Why Random Election Timeouts Are Critical
Without them, multiple followers timeout simultaneously, all become candidates, split votes, no majority, retry, repeat — livelock. Random timeouts ensure one candidate usually starts and wins before others timeout. Typically 150–300 ms.
Log Compaction And Membership Changes
Log compaction: old log entries already applied to the state machine can be compressed into a snapshot (the current state machine). New servers receive the snapshot instead of replaying the full log. Keeps log size bounded.

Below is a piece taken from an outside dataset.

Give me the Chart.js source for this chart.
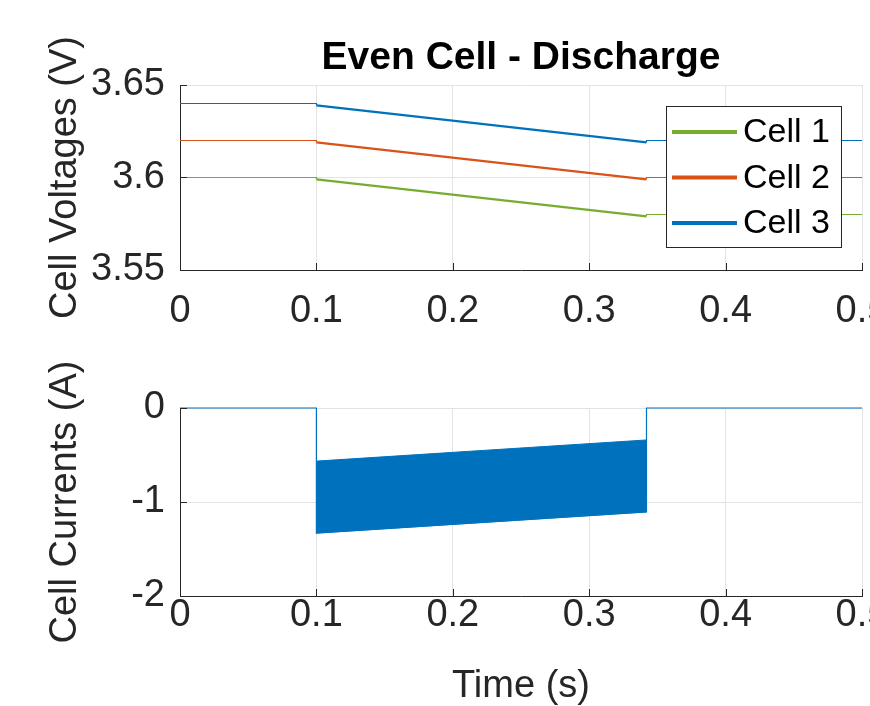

Membership changes: changing the cluster size (e.g., 3 → 5) is tricky — naively you could have two disjoint majorities momentarily. Raft uses joint consensus: a transitional configuration requiring agreement in BOTH old and new configs. Once joint is committed, switch to new config alone.
Where Raft Lives In Production
- etcd (Kubernetes' coordination layer).
- Consul (HashiCorp's service discovery).
- CockroachDB (distributed SQL).
- TiKV (the Rust-based KV layer of TiDB).
These are all production-grade replicated state machines built on Raft.
Raft vs Paxos vs 2PC
2PC: distributed transaction commit; blocks on coordinator failure; not a replicated state machine.
Paxos: same consensus problem as Raft; mathematically equivalent; harder to reason about; production implementations diverge.
Raft: simpler decomposition; same correctness; same fault tolerance; the go-to choice for new replicated state machines.
What You Walk In Carrying
Replicated state machine problem. Fail-stop assumption. Three sub-problems (Election + Replication + Safety). Three states (Follower / Candidate / Leader). Terms are monotonic; higher term observed → step down. Random election timeouts prevent livelock. Log replication via AppendEntries + majority commit. AppendEntries consistency check backs up on mismatch; leader's log wins. Election restriction = candidate's log ≥ voter's log. New leaders don't directly commit prior-term entries (Figure 8). Log compaction via snapshots. Joint consensus for membership changes. Raft is used in etcd, Consul, CockroachDB.